The Permanent Commission in the Senate yesterday unanimously approved a proposal for requesting presidential rejection of the law passed by Arizona a few weeks ago, in the name of the Mexican people and government.
The proposal was presented by Senator Rogelio Rueda Sánchez, a member of the Institutional Revolutionary Party (PRI), in the name of the PRI leader in the Senate, Manlio Fabio Beltrones.
The Senate is “calling for rejection of the SB 1070 law by the President himself, the first representative of Mexicans outside the country, because the law is discriminatory and constitutes a human rights violation,” the proposal says.
However, the Democratic Revolutionary Party (PRD), the Labor Party (PT) and the Green Party (PVEM) considered, in a one-hour debate, that urging the President to ideologically reject the law was insufficient to contain its effects.
In this respect, the three parties suggested that all Mexican lawmakers publicly denounce the law too, in every bilateral event they attend.
Moreover, they proposed the creation of a multi-party group in order to follow-up on more than a thousand immigration law initiatives in the United-States, and to prevent the “Arizona phenomenon” from multiplying.

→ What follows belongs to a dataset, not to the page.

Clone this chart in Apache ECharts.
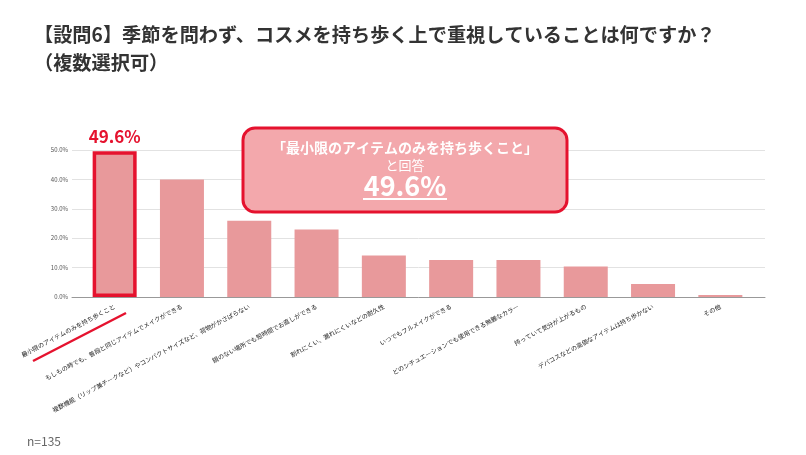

Democratic Revolutionary Party Senator Silvano Aureoles said that the popularity of the Governor of Arizona, Jan Brewer, increased by twenty percent as soon as she signed the SB1070 law, “which proves that this initiative was politically-driven and only sought to secure her reelection.”
“We must act with dynamism and tell our U.S. counterparts what we think.
“We must turn to the Inter-American Human Rights Court, to the Organization of American States, to the United Nations; we must incite them to denounce this inhuman, racist and xenophobic campaign, and we need to reach an agreement allowing Congress to intervene more in Arizona’s affairs to defend Mexicans who are established there,” Senator Ricardo Monreal, member of the the Labor Party, said.